A survey by the provincial forestry department in 2001 confirmed the wild pangolin population in the province was zero.
Pangolin is the most illegally traded mammal worldwide, with about 1 million being sold over the past decade.
In China, the animal's skin is believed to ease swelling and promote lactation. A kilo of the best quality can sell for 8,000 yuan (1,165 U.S. dollars).
"A female pangolin breeds only one cub a year. But its ultimate predators, humans, kill it in order to produce milk for their own babies," said Zhou, a mother of two children.
Professor Wu Shibao, a wildlife conservation specialist with South China Normal University, said that about 300,000 pangolins were consumed in China each year.

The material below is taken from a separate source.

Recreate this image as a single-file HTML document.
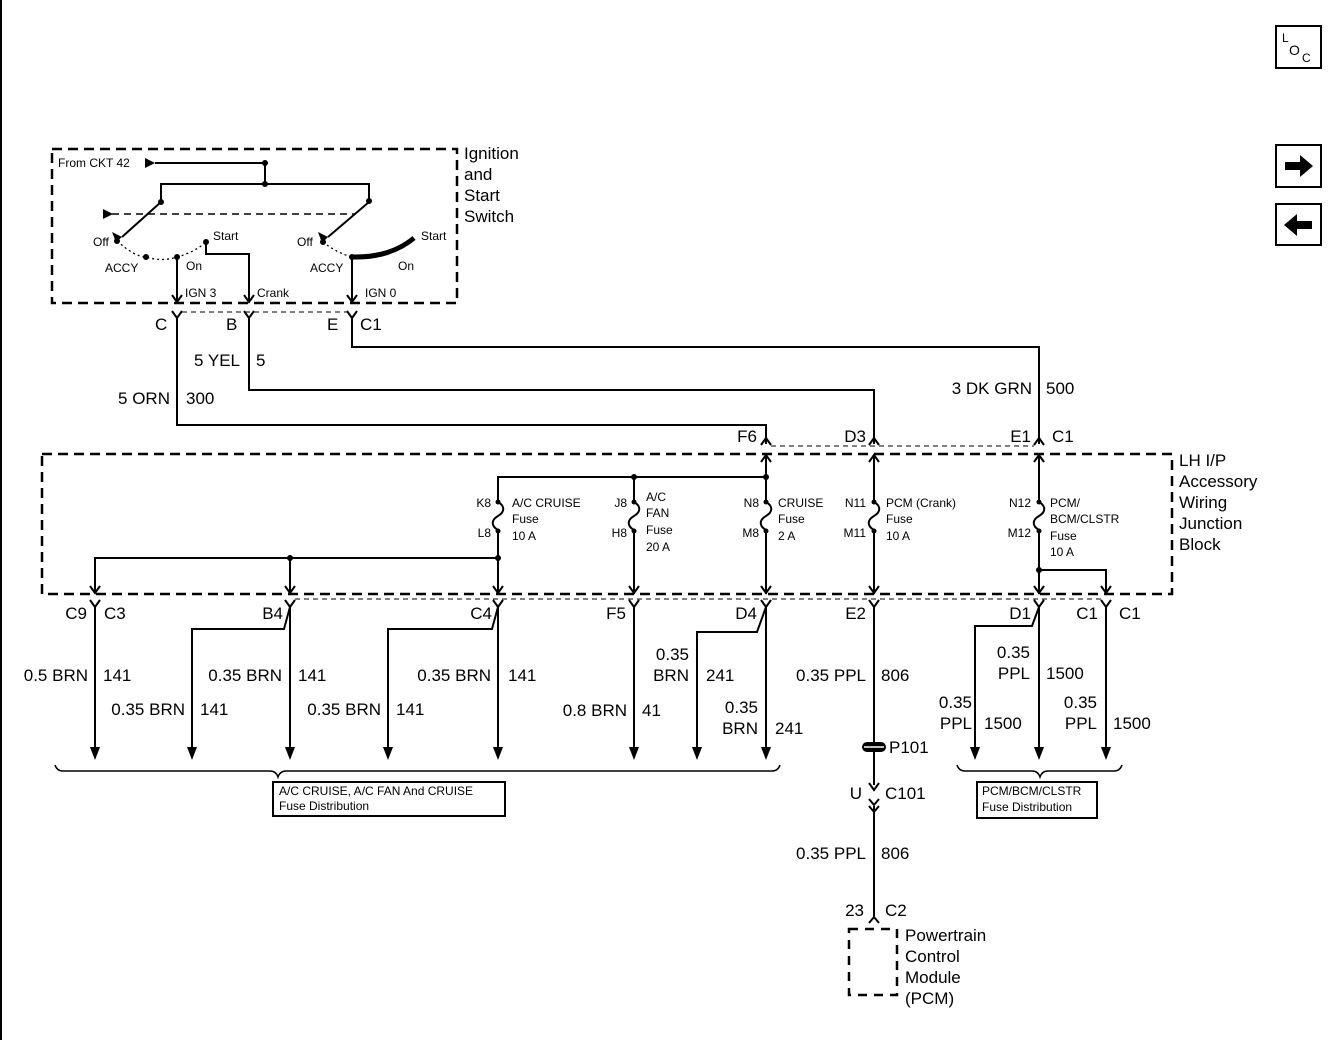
<!DOCTYPE html>
<html><head><meta charset="utf-8"><style>
html,body{margin:0;padding:0;background:#fff;}
svg{display:block;font-family:"Liberation Sans",Arial,sans-serif;}
</style></head><body>
<svg width="1344" height="1040" viewBox="0 0 1344 1040" xmlns="http://www.w3.org/2000/svg">
<rect width="1344" height="1040" fill="#fff"/>
<line x1="1" y1="0" x2="1" y2="1040" stroke="#000" stroke-width="2"/>

<!-- right icons -->
<g stroke="#000" stroke-width="2" fill="none">
<rect x="1276" y="26" width="45" height="42"/>
<rect x="1276" y="145" width="45" height="42"/>
<rect x="1276" y="204" width="45" height="41"/>
</g>
<text x="1282" y="42" font-size="12">L</text>
<text x="1289" y="55" font-size="14">O</text>
<text x="1302" y="62" font-size="12">C</text>
<polygon points="1285,162 1300,162 1300,155 1313,166 1300,177 1300,170 1285,170" fill="#000"/>
<polygon points="1312,221 1297,221 1297,214 1284,225 1297,236 1297,229 1312,229" fill="#000"/>

<g stroke="#000" fill="none">
<!-- ignition box -->
<rect x="52" y="149" width="405" height="154" stroke-width="2.5" stroke-dasharray="10,6"/>
<polyline points="155,163 265,163 265,184" stroke-width="2"/>
<polyline points="161,201 161,184 369,184 369,201" stroke-width="2"/>
<line x1="112" y1="214" x2="355" y2="214" stroke-width="1.5" stroke-dasharray="7,5"/>
<line x1="161" y1="202" x2="122" y2="237" stroke-width="2"/>
<line x1="369" y1="202" x2="328" y2="237" stroke-width="2"/>
<path d="M117,241 Q135,257 146,257 Q162,262 177,257 Q195,252 206,242" stroke-width="1.3" stroke-dasharray="2,3"/>
<path d="M323,242 Q337,253 352,257" stroke-width="1.3" stroke-dasharray="2,3"/>
<path d="M352,257 Q390,258 414,238" stroke-width="5"/>
<line x1="177" y1="257" x2="177" y2="302" stroke-width="2"/>
<polyline points="206,242 206,254 249,254 249,302" stroke-width="2"/>
<line x1="352" y1="257" x2="352" y2="302" stroke-width="2"/>
<polyline points="172,295 177,302 182,295" stroke-width="2"/>
<polyline points="244,295 249,302 254,295" stroke-width="2"/>
<polyline points="347,295 352,302 357,295" stroke-width="2"/>

<!-- C1 connector row top -->
<line x1="182" y1="312" x2="347" y2="312" stroke-width="1" stroke-dasharray="5,4"/>
<g stroke-width="2">
<polyline points="172,311 177,318 182,311"/><polyline points="244,311 249,318 254,311"/><polyline points="347,311 352,318 357,311"/>
</g>
<polyline points="177,318 177,425 766,425 766,444" stroke-width="2"/>
<polyline points="249,318 249,390 874,390 874,444" stroke-width="2"/>
<polyline points="352,318 352,347 1039,347 1039,444" stroke-width="2"/>
<!-- top junction connectors -->
<line x1="771" y1="446" x2="1034" y2="446" stroke-width="1" stroke-dasharray="5,4"/>
<g stroke-width="2">
<polyline points="761,445 766,438 771,445"/><polyline points="869,445 874,438 879,445"/><polyline points="1034,445 1039,438 1044,445"/>
</g>

<!-- junction block -->
<rect x="42" y="454" width="1130" height="140" stroke-width="2.5" stroke-dasharray="10,6"/>
<g stroke-width="2">
<polyline points="498,500 498,477 766,477"/>
<line x1="634" y1="477" x2="634" y2="500"/>
<line x1="766" y1="456" x2="766" y2="500"/>
<line x1="874" y1="456" x2="874" y2="500"/>
<line x1="1039" y1="456" x2="1039" y2="500"/>
<polyline points="761,462 766,455 771,462"/><polyline points="869,462 874,455 879,462"/><polyline points="1034,462 1039,455 1044,462"/>
<path d="M498,502 c7,4 7,10 0,14 c-7,4 -7,10 0,14"/>
<path d="M634,502 c7,4 7,10 0,14 c-7,4 -7,10 0,14"/>
<path d="M766,502 c7,4 7,10 0,14 c-7,4 -7,10 0,14"/>
<path d="M874,502 c7,4 7,10 0,14 c-7,4 -7,10 0,14"/>
<path d="M1039,502 c7,4 7,10 0,14 c-7,4 -7,10 0,14"/>
<line x1="498" y1="532" x2="498" y2="594"/>
<line x1="634" y1="532" x2="634" y2="594"/>
<line x1="766" y1="532" x2="766" y2="594"/>
<line x1="874" y1="532" x2="874" y2="594"/>
<line x1="1039" y1="532" x2="1039" y2="594"/>
<polyline points="95,592 95,558 498,558"/>
<line x1="290" y1="558" x2="290" y2="592"/>
<polyline points="1039,570 1106,570 1106,592"/>
<polyline points="90,586 95,593 100,586"/><polyline points="285,586 290,593 295,586"/><polyline points="493,586 498,593 503,586"/><polyline points="629,586 634,593 639,586"/><polyline points="761,586 766,593 771,586"/><polyline points="869,586 874,593 879,586"/><polyline points="1034,586 1039,593 1044,586"/><polyline points="1101,586 1106,593 1111,586"/>
</g>
<!-- bottom connector row -->
<line x1="295" y1="599" x2="1101" y2="599" stroke-width="1" stroke-dasharray="5,4"/>
<g stroke-width="2">
<polyline points="90,600 95,607 100,600"/><polyline points="285,600 290,607 295,600"/><polyline points="493,600 498,607 503,600"/><polyline points="629,600 634,607 639,600"/><polyline points="761,600 766,607 771,600"/><polyline points="869,600 874,607 879,600"/><polyline points="1034,600 1039,607 1044,600"/><polyline points="1101,600 1106,607 1111,600"/>
</g>
<g stroke-width="2">
<line x1="95" y1="607" x2="95" y2="748"/>
<line x1="290" y1="607" x2="290" y2="748"/>
<polyline points="290,607 284,629 192,629 192,748"/>
<line x1="498" y1="607" x2="498" y2="748"/>
<polyline points="498,607 492,629 388,629 388,748"/>
<line x1="634" y1="607" x2="634" y2="748"/>
<line x1="766" y1="607" x2="766" y2="748"/>
<polyline points="766,607 757,632 697,632 697,748"/>
<line x1="1039" y1="607" x2="1039" y2="748"/>
<polyline points="1039,607 1032,626 975,626 975,748"/>
<line x1="1106" y1="607" x2="1106" y2="748"/>
<line x1="874" y1="607" x2="874" y2="785"/>
<polyline points="869,783 874,790 879,783"/>
<polyline points="869,799 874,805 879,799"/>
<polyline points="869,806 874,812 879,806"/>
<line x1="874" y1="806" x2="874" y2="918"/>
<polyline points="869,923 874,917 879,923"/>
</g>
<!-- braces -->
<path d="M55,765 q2,6 8,6 L270,771 q6,0 8,6 q2,-6 8,-6 L772,771 q6,0 8,-6" stroke-width="1.5"/>
<path d="M957,765 q2,6 8,6 L1032,771 q6,0 8,6 q2,-6 8,-6 L1114,771 q6,0 8,-6" stroke-width="1.5"/>
<rect x="273" y="782" width="232" height="34" stroke-width="2"/>
<rect x="977" y="782" width="120" height="36" stroke-width="2"/>
<!-- PCM box -->
<rect x="849" y="929" width="48" height="66" stroke-width="2.5" stroke-dasharray="9,7"/>
</g>

<!-- filled arrowheads -->
<g fill="#000">
<polygon points="145,158 155,163 145,168"/>
<polygon points="103,209 113,214 103,219"/>
<polygon points="112,232 122,237 116,242"/>
<polygon points="318,232 328,237 322,243"/>
<polygon points="90,747 100,747 95,760"/><polygon points="187,747 197,747 192,760"/><polygon points="285,747 295,747 290,760"/><polygon points="383,747 393,747 388,760"/><polygon points="493,747 503,747 498,760"/><polygon points="629,747 639,747 634,760"/><polygon points="692,747 702,747 697,760"/><polygon points="761,747 771,747 766,760"/><polygon points="970,747 980,747 975,760"/><polygon points="1034,747 1044,747 1039,760"/><polygon points="1101,747 1111,747 1106,760"/>
<rect x="862" y="742" width="24" height="10" rx="5"/>
<circle cx="265" cy="163" r="3"/><circle cx="265" cy="184" r="3"/><circle cx="161" cy="202" r="3"/><circle cx="369" cy="201" r="3"/>
<circle cx="117" cy="241" r="3"/><circle cx="146" cy="257" r="3"/><circle cx="177" cy="257" r="3"/><circle cx="206" cy="242" r="3"/><circle cx="323" cy="242" r="3"/><circle cx="352" cy="257" r="3"/>
<circle cx="634" cy="477" r="3"/><circle cx="766" cy="477" r="3"/><circle cx="498" cy="558" r="3"/><circle cx="290" cy="558" r="3"/><circle cx="1039" cy="570" r="3"/>
<circle cx="498" cy="502" r="2.5"/><circle cx="498" cy="531" r="2.5"/><circle cx="634" cy="502" r="2.5"/><circle cx="634" cy="531" r="2.5"/><circle cx="766" cy="502" r="2.5"/><circle cx="766" cy="531" r="2.5"/><circle cx="874" cy="502" r="2.5"/><circle cx="874" cy="531" r="2.5"/><circle cx="1039" cy="502" r="2.5"/><circle cx="1039" cy="531" r="2.5"/>
</g>
<line x1="864" y1="747" x2="884" y2="747" stroke="#fff" stroke-width="1.5"/>

<!-- text -->
<g fill="#000">
<text x="58" y="167" font-size="12">From CKT 42</text>
<text x="93" y="246" font-size="12">Off</text><text x="105" y="272" font-size="12">ACCY</text><text x="186" y="270" font-size="12">On</text><text x="213" y="240" font-size="12">Start</text>
<text x="297" y="246" font-size="12">Off</text><text x="310" y="272" font-size="12">ACCY</text><text x="398" y="270" font-size="12">On</text><text x="421" y="240" font-size="12">Start</text>
<text x="185" y="297" font-size="12">IGN 3</text><text x="257" y="297" font-size="12">Crank</text><text x="365" y="297" font-size="12">IGN 0</text>
<g font-size="17">
<text x="464" y="159">Ignition</text><text x="464" y="180">and</text><text x="464" y="201">Start</text><text x="464" y="222">Switch</text>
<text x="155" y="330">C</text><text x="226" y="330">B</text><text x="327" y="330">E</text><text x="360" y="330">C1</text>
<text x="240" y="366" text-anchor="end">5 YEL</text><text x="256" y="366">5</text>
<text x="170" y="404" text-anchor="end">5 ORN</text><text x="186" y="404">300</text>
<text x="1032" y="394" text-anchor="end">3 DK GRN</text><text x="1046" y="394">500</text>
<text x="757" y="442" text-anchor="end">F6</text><text x="866" y="442" text-anchor="end">D3</text><text x="1031" y="442" text-anchor="end">E1</text><text x="1052" y="442">C1</text>
<text x="1179" y="466">LH I/P</text><text x="1179" y="487">Accessory</text><text x="1179" y="508">Wiring</text><text x="1179" y="529">Junction</text><text x="1179" y="550">Block</text>
<text x="87" y="619" text-anchor="end">C9</text><text x="104" y="619">C3</text>
<text x="283" y="619" text-anchor="end">B4</text><text x="492" y="619" text-anchor="end">C4</text><text x="626" y="619" text-anchor="end">F5</text><text x="757" y="619" text-anchor="end">D4</text><text x="866" y="619" text-anchor="end">E2</text><text x="1031" y="619" text-anchor="end">D1</text><text x="1098" y="619" text-anchor="end">C1</text><text x="1119" y="619">C1</text>
<text x="88" y="681" text-anchor="end">0.5 BRN</text><text x="103" y="681">141</text>
<text x="185" y="715" text-anchor="end">0.35 BRN</text><text x="200" y="715">141</text>
<text x="282" y="681" text-anchor="end">0.35 BRN</text><text x="298" y="681">141</text>
<text x="381" y="715" text-anchor="end">0.35 BRN</text><text x="396" y="715">141</text>
<text x="491" y="681" text-anchor="end">0.35 BRN</text><text x="508" y="681">141</text>
<text x="627" y="716" text-anchor="end">0.8 BRN</text><text x="642" y="716">41</text>
<text x="689" y="660" text-anchor="end">0.35</text><text x="689" y="681" text-anchor="end">BRN</text><text x="706" y="681">241</text>
<text x="758" y="713" text-anchor="end">0.35</text><text x="758" y="734" text-anchor="end">BRN</text><text x="775" y="734">241</text>
<text x="866" y="681" text-anchor="end">0.35 PPL</text><text x="881" y="681">806</text>
<text x="889" y="753">P101</text>
<text x="862" y="799" text-anchor="end">U</text><text x="885" y="799">C101</text>
<text x="866" y="859" text-anchor="end">0.35 PPL</text><text x="881" y="859">806</text>
<text x="864" y="916" text-anchor="end">23</text><text x="885" y="916">C2</text>
<text x="905" y="941">Powertrain</text><text x="905" y="962">Control</text><text x="905" y="983">Module</text><text x="905" y="1004">(PCM)</text>
<text x="1030" y="658" text-anchor="end">0.35</text><text x="1030" y="679" text-anchor="end">PPL</text><text x="1046" y="679">1500</text>
<text x="972" y="708" text-anchor="end">0.35</text><text x="972" y="729" text-anchor="end">PPL</text><text x="984" y="729">1500</text>
<text x="1097" y="708" text-anchor="end">0.35</text><text x="1097" y="729" text-anchor="end">PPL</text><text x="1113" y="729">1500</text>
</g>
<g font-size="12">
<text x="491" y="507" text-anchor="end">K8</text><text x="491" y="537" text-anchor="end">L8</text>
<text x="512" y="507">A/C CRUISE</text><text x="512" y="523">Fuse</text><text x="512" y="540">10 A</text>
<text x="627" y="507" text-anchor="end">J8</text><text x="627" y="537" text-anchor="end">H8</text>
<text x="646" y="501">A/C</text><text x="646" y="517">FAN</text><text x="646" y="534">Fuse</text><text x="646" y="551">20 A</text>
<text x="759" y="507" text-anchor="end">N8</text><text x="759" y="537" text-anchor="end">M8</text>
<text x="778" y="507">CRUISE</text><text x="778" y="523">Fuse</text><text x="778" y="540">2 A</text>
<text x="866" y="507" text-anchor="end">N11</text><text x="866" y="537" text-anchor="end">M11</text>
<text x="886" y="507">PCM (Crank)</text><text x="886" y="523">Fuse</text><text x="886" y="540">10 A</text>
<text x="1031" y="507" text-anchor="end">N12</text><text x="1031" y="537" text-anchor="end">M12</text>
<text x="1050" y="507">PCM/</text><text x="1050" y="523">BCM/CLSTR</text><text x="1050" y="540">Fuse</text><text x="1050" y="556">10 A</text>
<text x="279" y="795">A/C CRUISE, A/C FAN And CRUISE</text><text x="279" y="810">Fuse Distribution</text>
<text x="982" y="795">PCM/BCM/CLSTR</text><text x="982" y="811">Fuse Distribution</text>
</g>
</g>
</svg>
</body></html>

"As a result the Chinese pangolin, one of the world's eight major pangolin species, is almost extinct," Wu said.
But environmentalists have not stopped their search and rescue of the endangered species.
Last year, a villager in Pingjiang County reported he had found a new cave in the mountain close to his home, and believed it was a pangolin dwelling.
Zhou Canying and her colleagues visited the site. They found 13 similar caves, but no pangolin.
"Either they had been poached, or they had sensed danger and fled. I prayed desperately it was the latter," Zhou said
Zhou's endeavors are widely publicized in Hunan, and sometimes people call her with information.
"One day when I was lobbying for pangolin protection in a village, someone told me a family in the neighboring village had just caught a pangolin and were ready to cook it. We rushed there, but the pangolin was nowhere to be found," Zhou said.
She has seen only one living pangolin, outside a lab.
"It was at the end of 2015. Someone had saved the animal from illegal dealers and left it at a temple in Changsha. It was dying and had bloodstains on its mouth."
Despite Zhou's efforts to save it, the mammal died in less than two weeks. When researchers dissected it, they found gypsum in its stomach, used by dealers to make it heavier, to sell for more money.
"It was pregnant, too," Zhou said.
Zhou said she often dreamed of the dead pangolin and its cub.
"I hope more people will join us to protect their peers from such a miserable fate."